Rail’s role in vehicle transport can be glimpsed up-close at Union Pacific’s auto facility in Mira Loma, Calif., where new vehicles are shipped from manufacturers via rail, then unloaded, and transferred to vehicle transport trucks for delivery at auto dealers throughout California.
The 250-acre facility, which is open around the clock, offloads an average of 200-220 vehicle-filled rail cars per day, according to Jeff Grandstaff, general manager of ShipCarsNow, an auto transport company that is a subsidiary of Union Pacific. Nationwide, Union Pacific transported over 5 million vehicles in 2014.
“About 70 percent of all new vehicles move on rail, but we don’t see that network — it takes place behind the scenes,” Grandstaff said.
The Mira Loma facility receives new vehicles from Ford, Chrysler, General Motors, Nissan, and Toyota. And, two types of rail cars transport vehicles to the facility: tri-level, for vehicles 60 inches or lower in height (passenger cars); and bi-level, for vehicles 90 inches or lower (trucks, SUVs, and minivans).
The following steps are what it takes to get a car ready for transport to a dealership.
Step 1: Rail cars containing new vehicles shipped directly from manufacturers arrive at the Mira Loma location.
Step 2: Rail cars are unlocked and opened.
Step 3: Each vehicle is inspected for exterior damage prior to unloading, and VIN number tags are scanned to ensure all of the rail car's vehicles are present. An estimated 99.8 percent of transported vehicles arrive damage free.

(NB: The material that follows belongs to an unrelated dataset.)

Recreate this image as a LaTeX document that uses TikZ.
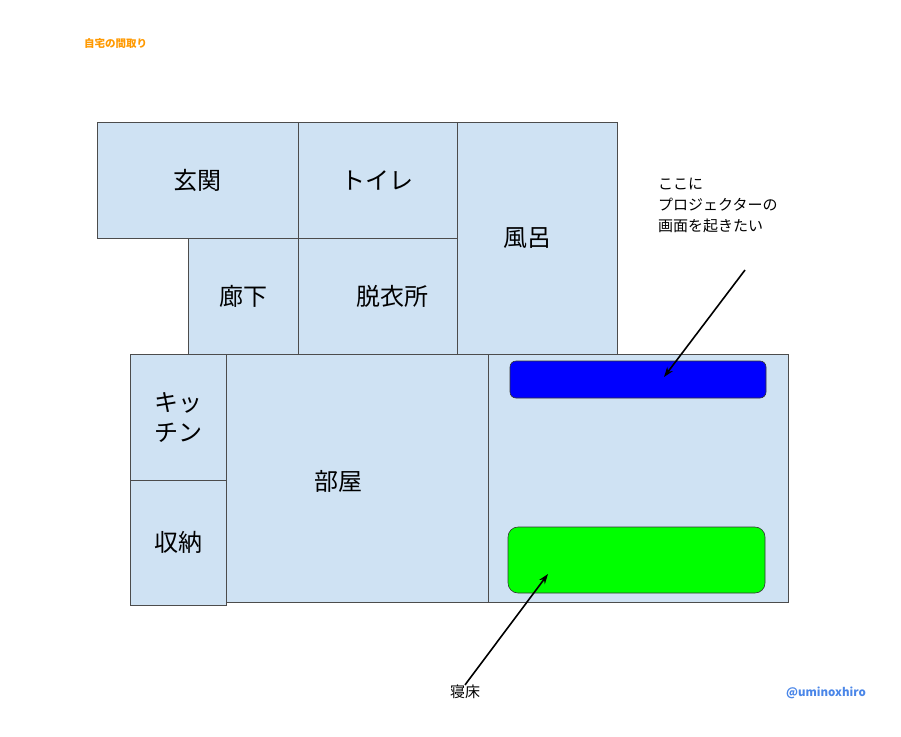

Step 4: Bridge plates connecting bi-level railcars are set prior to unloading of vehicles. Each bi-level rail car holds 8-10 trucks, SUVs, and minivans, while each tri-level railcar holds 14-15 passenger cars.
Step 5: Wheel chocks are removed to prepare vehicles for unloading. The chocks clamp onto the wheels so that vehicles remain steady during transport.
Step 6: Vehicles are unloaded from rail cars via rail ramps. With a crew 0f 15, unloading each 90-foot-long rail car can take up to a half-hour.
Step 7: Spotters from both Union Pacific and Alliance Inspection Management (AiM) inspect recently unloaded vehicles for exterior damage. If damage is detected, the tag for the corresponding damaged area is scanned, and the information is sent to the main Union Pacific office.
Step 8: After the vehicles have been inspected, they are loaded onto vehicle transport trucks, which deliver the vehicles to dealerships through California.
Step 9: Once rail cars are emptied of vehicles, bridge plates and levels are removed, and rail cars are closed.